Bluish Coder

Programming Languages, Martials Arts and Computers. The Weblog of Chris Double.


Reading data from a file in ATS

I'm back to using the ATS programming language after a bit of a break. My first thought upon getting back into the language is how easy it is to forget how to write in a language you don't use often. It's starting to come back to me though.

For my current task I needed to read string data from a file. This is a basic snippet of an approach:

#include "libc/CATS/fcntl.cats"

staload "libc/SATS/fcntl.sats"

implement main() = let
  val (pf_fh | fh) = open_flag_exn("test.txt", O_RDONLY)
  var !p_buf with pf_buf = @[byte][4]()
  val n = read_exn(pf_fh | fh, !p_buf, 3)
  val () = bytes_strbuf_trans(pf_buf | p_buf, n)
  val () = print_strbuf(!p_buf)
  val () = close_exn (pf_fh | fh)
  pf_buf := bytes_v_of_strbuf_v (pf_buf)

This uses the fcntl libc routines for which ATS provides wrappers. The call to open_flag_exn returns a file handle, fh, and a proof, pf_fh. This proof needs to be passed to calls to read from the file (to ensure we're reading from an open file) and it must be consumed to ensure the file is closed.
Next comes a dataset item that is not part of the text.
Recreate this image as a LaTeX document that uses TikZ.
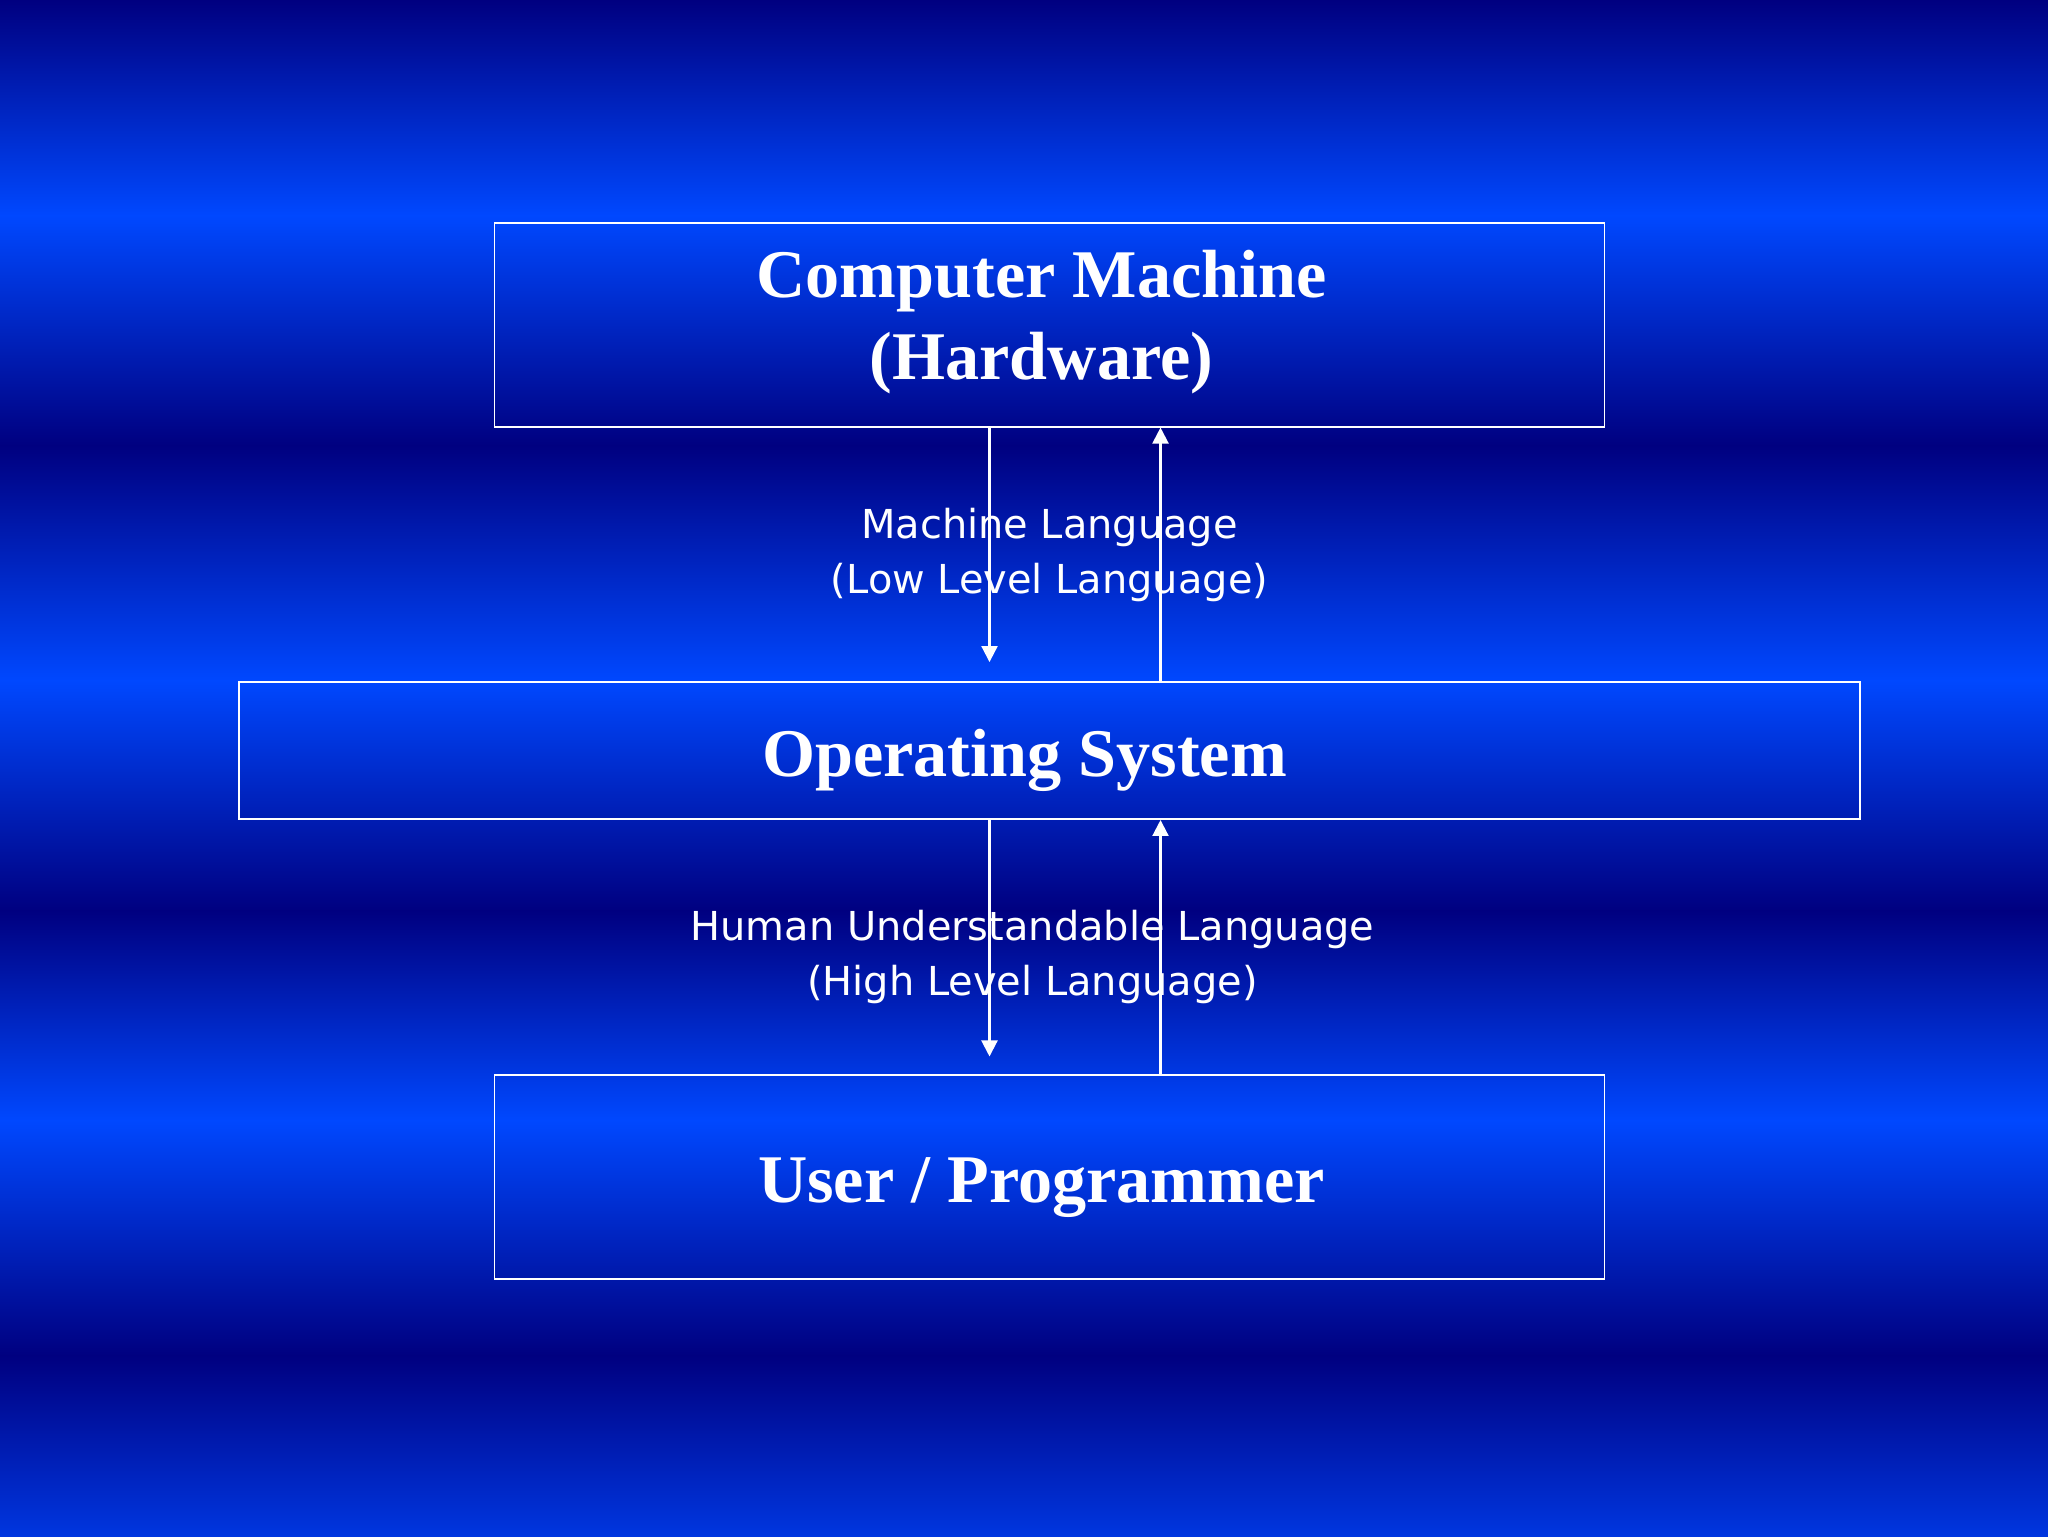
\documentclass[tikz,border=0pt]{standalone}
\usepackage{fontspec}
\setmainfont{Liberation Serif}
\newfontfamily\langfont{DejaVu Sans}
\usetikzlibrary{arrows.meta, positioning}
\definecolor{bgdark}{RGB}{0,0,128}
\definecolor{bgbright}{RGB}{0,72,255}
\colorlet{bgbottom}{bgbright!75!bgdark}

\begin{document}
\begin{tikzpicture}[x=0.1mm,y=-0.1mm,>={Triangle[width=1.6mm,length=1.6mm]},
                    node distance=25.6mm,line width=0.55pt]
   \tikzstyle{layer}=[draw=white,inner sep=0pt]
   \tikzstyle{title}=[text=white,align=center,
                      font=\bfseries\fontsize{19.4}{23.3}\selectfont]
   \tikzstyle{lang}=[text=white,align=center,
                     font=\langfont\fontsize{11.35}{15.6}\selectfont]
   \tikzstyle{flow}=[->,white,line width=0.6pt]

   \useasboundingbox (0,0) rectangle (2048,1536);
   % banded background
   \foreach \ya/\yb/\ca/\cb in {0/216/bgdark/bgbright, 215/446/bgbright/bgdark,
                                445/681/bgdark/bgbright, 680/911/bgbright/bgdark,
                                910/1121/bgdark/bgbright, 1120/1356/bgbright/bgdark,
                                1355/1536/bgdark/bgbottom}
     \shade[top color=\ca,bottom color=\cb] (0,\ya) rectangle (2048,\yb);

   \node[layer,minimum width=162.1mm,minimum height=13.7mm,
         label={[title,xshift=-2.5mm,yshift=-1mm]center:Operating System}] (OS) at (1049.5,750.5) {};
   \node[layer,minimum width=111mm,minimum height=20.4mm,
         label={[title,xshift=-0.8mm,yshift=0.25mm]center:Computer Machine\\(Hardware)}] (HW) [above=25.35mm of OS] {};
   \node[layer,minimum width=111mm,minimum height=20.4mm,
         label={[title,xshift=-0.8mm,yshift=-1mm]center:User / Programmer}] (USR) [below=25.45mm of OS] {};

   \draw[flow,shorten >=1.9mm] ([xshift=-6mm]HW.south) -- ([xshift=-6mm]OS.north);
   \draw[flow] ([xshift=11.1mm]OS.north) -- ([xshift=11.1mm]HW.south);
   \draw[flow,shorten >=1.8mm] ([xshift=-6mm]OS.south) -- ([xshift=-6mm]USR.north);
   \draw[flow] ([xshift=11.1mm]USR.north) -- ([xshift=11.1mm]OS.south);

   \path (HW.south) -- (OS.north) node[midway,lang,yshift=-0.1mm] {Machine Language\\(Low Level Language)};
   \path (OS.south) -- (USR.north) node[midway,lang,xshift=-1.7mm,yshift=-0.95mm] {Human Understandable Language\\(High Level Language)};
\end{tikzpicture}
\end{document}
The @[byte][4]() syntax defines a four element array, allocated on the stack, containing bytes. It returns a pointer to the array, p_buf, and a proof, pf_buf. read_exn reads three bytes from the file into this array. The size of the array is known by the type system and the definition of read_exn ensures that the number of bytes we read isn't greater than the size of the array at compile time. For example, the following would be a compile error:

val n = read_exn(pf_fh | fh, !p_buf, 5)

We have an array of bytes but I want to deal with this as a string. ATS has a number of string types, including:

  • string: A non linear string that can only be free'd by the garbage collector
  • strbuf: A flat array of bytes where the last byte is null
  • strptr: A linear string which must be manually free'd

I want to later pass the data along to C functions that expect a null terminated C string. To do this I will convert the array of bytes into a strbuf. The function bytes_strbuf_trans converts the array in-place, adding a null terminator. The length of string is passed as an argument. The terminator is added immediately following this. That's what this line does:

val () = bytes_strbuf_trans(pf_buf | p_buf, n)

p_buf is the pointer to our buffer. pf_buf is the proof that says this is a pointer to an array of bytes. This proof is changed to be a proof that p_buf is a strbuf by the bytes_strbuf_trans call. The definition of this function shows that (from the ATS prelude):

fun bytes_strbuf_trans
  {m,n:nat | n < m} {l:addr}
  (pf: !b0ytes m @ l >> strbuf (m, n1) @ l | p: ptr l, n: size_t n)
  :<> #[n1: nat | n1 <= n] void

The type system again ensure that the size does not exceed the size of the original array we allocated on the stack. It also ensure's there is room in the buffer for the null terminator. If I change the call to the following I will get a compile error:

val () = bytes_strbuf_trans(pf_buf | p_buf, 4)

The {m,n:nat | n<m} in the bytes_strbuf_trans definition constrains the size I pass in to be less than the size of the buffer.

Now that we have a proof that p_buf is a strbuf we can use print_strbuf to print the resulting three characters read from the file. Once we've finished with the strbuf we have to change the proof back to say it's an array of bytes otherwise the type checker thinks we've consumed the byte array (as we have no proof for it). This is what the following line does:

pf_buf := bytes_v_of_strbuf_v (pf_buf)

Although this is a simple snippet of code and a simple task the type checking in ATS did save me from some errors in my larger program that this snippet can be used to demonstrate:

  • The read call must not read more data than the size of the buffer allows.
  • The conversion to a C string in-place means we need to read one less than the size of the buffer.
  • The file must be closed after use.

All these issues resulted in compile time errors.